For the reasons stated hereinbefore, the order dismissing Count Two of the indictment is affirmed.




18 U.S.C. § 4 reads as follows:

Whoever, having knowledge of the actual commission of a felony cognizable by a court of the United States, conceals and does not as soon as possible make known the same to some judge or other person in civil or military authority under the United States, shall be fined not more than $500 or imprisoned not more than three years, or both.


18 U.S.C. § 2113(c) reads as follows:

Whoever receives, possesses, conceals, stores, barters, sells, or disposes of, any property or money or other thing of value knowing the same to have been taken from a bank, credit union, or a savings and loan association, in violation of subsection (b) of this section shall be subject to the punishment provided in said subsection (b) for the taker.


18 U.S.C. § 2113(b), in pertinent part, reads as follows:

Whoever takes and carries away, with intent to steal or purloin, any property or money or any other thing of value exceeding $100 belonging to, or in the care, custody, control, management, or possession of any bank, credit union, or any savings and loan association, shall be fined not more than $5,000 or imprisoned not more than ten years, or both. . . . (Emphasis supplied.)

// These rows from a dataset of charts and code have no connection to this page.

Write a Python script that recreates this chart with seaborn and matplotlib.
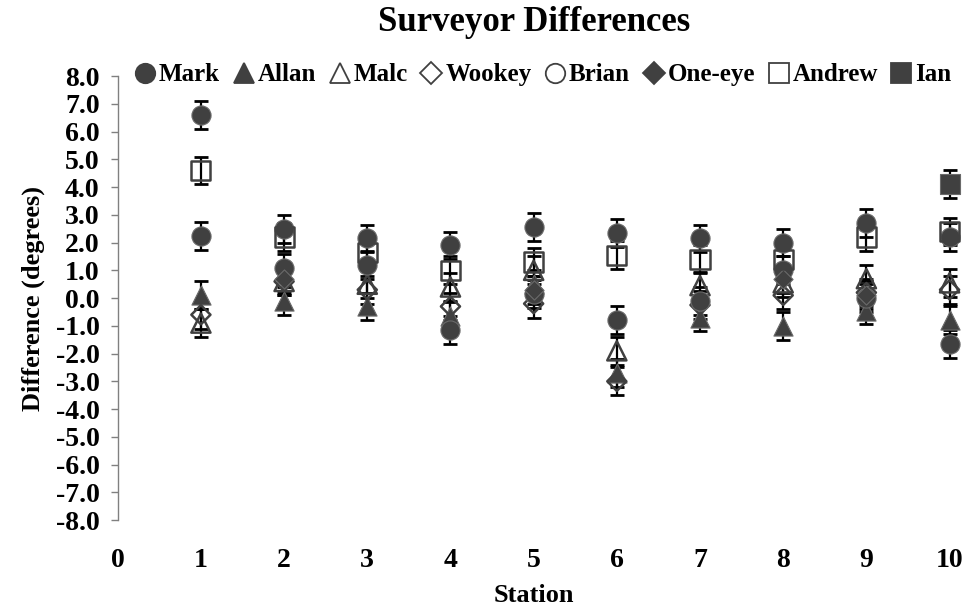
import numpy as np
import pandas as pd
import matplotlib
matplotlib.use('Agg')
import matplotlib.pyplot as plt
from matplotlib.lines import Line2D
import seaborn as sns

# Stations along the x axis
stations = [1, 2, 3, 4, 5, 6, 7, 8, 9, 10]

# Differences (degrees), NaN where a surveyor has no reading
mark = [6.6, 2.5, 2.15, 1.9, 2.55, 2.35, 2.15, 2.0, 2.7, 2.2]
allan = [0.1, -0.1, -0.3, -0.65, 0.5, -2.7, -0.7, -1.0, -0.45, -0.8]
malc = [-0.9, 0.6, 0.5, 0.4, 1.0, -1.9, 0.45, 0.55, 0.7, 0.55]
wookey = [-0.6, 0.6, 0.3, -0.3, -0.2, -3.0, -0.25, 0.1, 0.2, 0.3]
brian = [2.25, 1.1, 1.2, -1.15, 0.15, -0.8, -0.1, 1.0, 0.0, -1.65]
one_eye = [np.nan, 0.7, np.nan, np.nan, 0.3, np.nan, np.nan, 0.7, 0.1, np.nan]
andrew = [4.6, 2.2, 1.65, 1.0, 1.3, 1.55, 1.4, 1.4, 2.2, 2.4]
ian = [np.nan] * 9 + [4.1]
err = 0.5

names = ['Mark', 'Allan', 'Malc', 'Wookey', 'Brian', 'One-eye', 'Andrew', 'Ian']
values = [mark, allan, malc, wookey, brian, one_eye, andrew, ian]

# marker, filled in plot?, filled in legend key?
styles = {
    'Mark': ('o', True, True),
    'Allan': ('^', True, True),
    'Malc': ('^', False, False),
    'Wookey': ('D', False, False),
    'Brian': ('o', True, False),
    'One-eye': ('D', True, True),
    'Andrew': ('s', False, False),
    'Ian': ('s', True, True),
}
sizes = {'o': 190, '^': 190, 'D': 95, 's': 190}

grey = '#404040'

sns.set_theme(style='white')
plt.rcParams['font.family'] = ['Liberation Serif', 'DejaVu Serif']
plt.rcParams['font.weight'] = 'bold'
plt.rcParams['text.color'] = 'black'
plt.rcParams['axes.labelcolor'] = 'black'
plt.rcParams['xtick.color'] = 'black'
plt.rcParams['ytick.color'] = 'black'

fig = plt.figure(figsize=(9.65, 6.14), dpi=100)
ax = fig.add_axes([0.122, 0.153, 0.862, 0.723])

for name, vals in zip(names, values):
    df = pd.DataFrame({'Station': stations, 'Diff': vals}).dropna()
    m, filled, lfilled = styles[name]
    ax.errorbar(df['Station'], df['Diff'], yerr=err, fmt='none', ecolor='black',
                elinewidth=1.6, capsize=5, capthick=2, zorder=2, clip_on=False)
    if filled:
        sns.scatterplot(data=df, x='Station', y='Diff', marker=m, s=sizes[m],
                        color=grey, edgecolor='#6a6a6a', linewidth=0.8,
                        zorder=3, ax=ax, clip_on=False)
    else:
        sns.scatterplot(data=df, x='Station', y='Diff', marker=m, s=sizes[m],
                        facecolor='none', edgecolor=grey, linewidth=1.8,
                        zorder=3, ax=ax, clip_on=False)

ax.set_xlim(0, 10)
ax.set_ylim(-8, 8)
ax.set_yticks(np.arange(-8, 9, 1))
ax.set_yticklabels(['%.1f' % v for v in np.arange(-8, 9, 1)], fontsize=20, fontweight='bold')
ax.set_xticks(range(0, 11))
ax.set_xticklabels([str(i) for i in range(0, 11)], fontsize=20, fontweight='bold')
ax.tick_params(axis='x', length=0, pad=20)
ax.tick_params(axis='y', direction='out', length=5, width=1, color='#808080', left=True, pad=8)

for side in ['top', 'right', 'bottom']:
    ax.spines[side].set_visible(False)
ax.spines['left'].set_color('#808080')
ax.spines['left'].set_linewidth(1)
ax.set_facecolor('white')

ax.set_xlabel('Station', fontsize=19, fontweight='bold', labelpad=8)
ax.set_ylabel('Difference (degrees)', fontsize=19, fontweight='bold', labelpad=8)
fig.suptitle('Surveyor Differences', fontsize=25, fontweight='bold', x=0.553, y=0.99)

handles = []
for name in names:
    m, filled, lfilled = styles[name]
    ms = 11 if m == 'D' else 14
    handles.append(Line2D([], [], linestyle='none', marker=m, markersize=ms,
                          markerfacecolor=grey if lfilled else 'none',
                          markeredgecolor=grey, markeredgewidth=1.3))
fig.legend(handles, names, loc='center', bbox_to_anchor=(0.563, 0.878), ncol=8,
           frameon=False, handlelength=0.8, handletextpad=0.15, columnspacing=0.55,
           prop={'size': 18, 'weight': 'bold'})

plt.savefig('out.png', dpi=100)
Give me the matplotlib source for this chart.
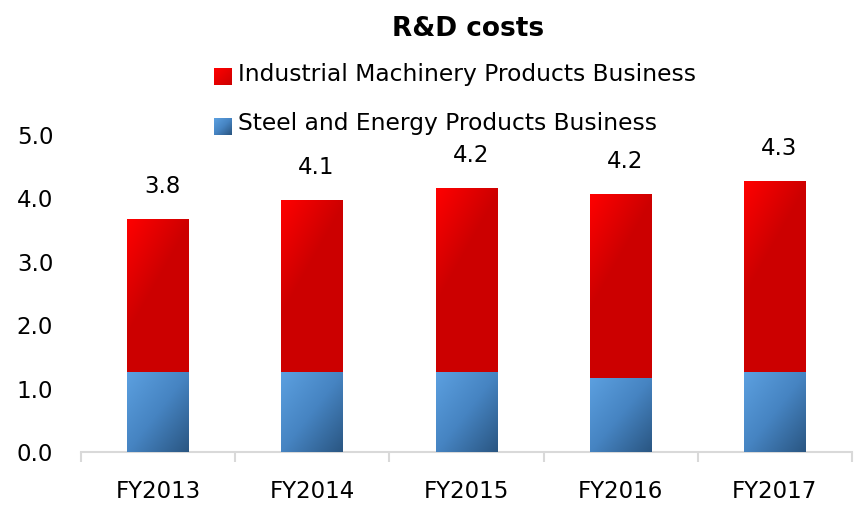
import numpy as np
import matplotlib
matplotlib.use('Agg')
import matplotlib.pyplot as plt
from matplotlib.patches import Rectangle
from matplotlib.legend_handler import HandlerBase
from matplotlib.image import BboxImage
from matplotlib.transforms import Bbox, TransformedBbox

# ---- data ----
categories = ['FY2013', 'FY2014', 'FY2015', 'FY2016', 'FY2017']
steel = [1.26, 1.26, 1.26, 1.17, 1.26]
industrial = [2.41, 2.71, 2.90, 2.90, 3.01]
total_labels = ['3.8', '4.1', '4.2', '4.2', '4.3']
series_names = ['Industrial Machinery Products Business',
                'Steel and Energy Products Business']
yticks = [0, 1, 2, 3, 4, 5]

plt.rcParams['font.family'] = ['DejaVu Sans']
FS = 16.5

RED_STOPS = [(0.0, (255, 0, 0)), (1.0, (204, 0, 0))]
BLUE_STOPS = [(0.0, (92, 160, 224)), (0.5, (70, 132, 194)), (1.0, (42, 86, 130))]


def ramp(t, stops):
    t = np.clip(t, 0, 1)
    pos = [s[0] for s in stops]
    out = np.zeros(t.shape + (3,))
    for c in range(3):
        out[..., c] = np.interp(t, pos, [s[1][c] for s in stops]) / 255.0
    return out


def grad_img(wpx, hpx, kind):
    wpx = max(int(round(wpx)), 2)
    hpx = max(int(round(hpx)), 2)
    yy, xx = np.mgrid[0:hpx, 0:wpx].astype(float)
    if kind == 'red':
        t = xx / 65.0 + yy / 115.0
        return ramp(t, RED_STOPS)
    if kind == 'redsmall':
        t = (xx + yy) / float(wpx + hpx - 2)
        return ramp(t, RED_STOPS)
    t = (xx / (wpx - 1) + yy / (hpx - 1)) / 2.0
    return ramp(t, BLUE_STOPS)


W, H = 856, 505
fig = plt.figure(figsize=(W / 100, H / 100), dpi=100)
ax = fig.add_axes([81 / W, 53 / H, 771 / W, 317 / H])
ax.set_xlim(-0.5, 4.5)
ax.set_ylim(0, 5)

x = np.arange(len(categories))
bw = 0.4
b1 = ax.bar(x, steel, width=bw, color=(0.3, 0.55, 0.8), zorder=2)
b2 = ax.bar(x, industrial, width=bw, bottom=steel, color=(0.8, 0, 0), zorder=2)

for bars, kind in ((b1, 'blue'), (b2, 'red')):
    for r in bars:
        x0, y0 = r.get_x(), r.get_y()
        x1, y1 = x0 + r.get_width(), y0 + r.get_height()
        p0 = ax.transData.transform((x0, y0))
        p1 = ax.transData.transform((x1, y1))
        img = grad_img(p1[0] - p0[0], p1[1] - p0[1], kind)
        im = ax.imshow(img, extent=(x0, x1, y0, y1), origin='upper',
                       aspect='auto', interpolation='bilinear', zorder=3)
        im.set_clip_path(r)

ax.set_xlim(-0.5, 4.5)
ax.set_ylim(0, 5)

for i in range(len(categories)):
    top = steel[i] + industrial[i]
    ax.annotate(total_labels[i], (x[i], top), xytext=(3, 23.5),
                textcoords='offset points', ha='center', va='center',
                fontsize=FS, color='black')

for s in ('left', 'right', 'top'):
    ax.spines[s].set_visible(False)
ax.spines['bottom'].set_color('#D9D9D9')
ax.spines['bottom'].set_linewidth(1.5)

ax.set_xticks(x)
ax.set_xticklabels(categories, fontsize=FS)
ax.set_xticks(np.arange(-0.5, len(categories), 1), minor=True)
ax.tick_params(axis='x', which='major', length=0, pad=20.5)
ax.tick_params(axis='x', which='minor', length=7, color='#D9D9D9', width=1.5)
ax.set_yticks(yticks)
ax.set_yticklabels([f'{v:.1f}' for v in yticks], fontsize=FS)
ax.tick_params(axis='y', length=0, pad=20)


class GradHandler(HandlerBase):
    def __init__(self, kind):
        super().__init__()
        self.kind = kind

    def create_artists(self, legend, orig_handle, xdescent, ydescent,
                       width, height, fontsize, trans):
        bb = Bbox.from_bounds(-xdescent, -ydescent - 3, width, height)
        im = BboxImage(TransformedBbox(bb, trans), interpolation='bilinear')
        im.set_data(grad_img(17, 17, self.kind))
        return [im]


h_red = Rectangle((0, 0), 1, 1, color=(0.8, 0, 0))
h_blue = Rectangle((0, 0), 1, 1, color=(0.3, 0.55, 0.8))
fig.legend([h_red, h_blue], series_names,
           handler_map={h_red: GradHandler('redsmall'), h_blue: GradHandler('blue')},
           loc='upper left', bbox_to_anchor=(214 / W, 1 - 63 / H),
           frameon=False, fontsize=16.8, borderpad=0, borderaxespad=0,
           handlelength=0.73, handleheight=0.73, handletextpad=0.3,
           labelspacing=1.12)

fig.text(468 / W, 1 - 29 / H, 'R&D costs', ha='center', va='center',
         fontsize=19, fontweight='bold')

fig.savefig('out.png', dpi=100)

The following language in Gaddis, supra at 550, 96 S.Ct. at 1027, is illuminating:

Situations will no doubt often exist where there is evidence before a grand jury or prosecutor that a certain person participated in a bank robbery and also evidence that that person, though not himself the robber, at least knowingly received the proceeds of the robbery. In such a case there can be no impropriety for a grand jury to return an indictment or for a prosecutor to file an information containing counts charging violations of 18 U.S.C. § 2113(a), (b), or (d), as well as of 18 U.S.C. § 2113(c). (Footnotes omitted.)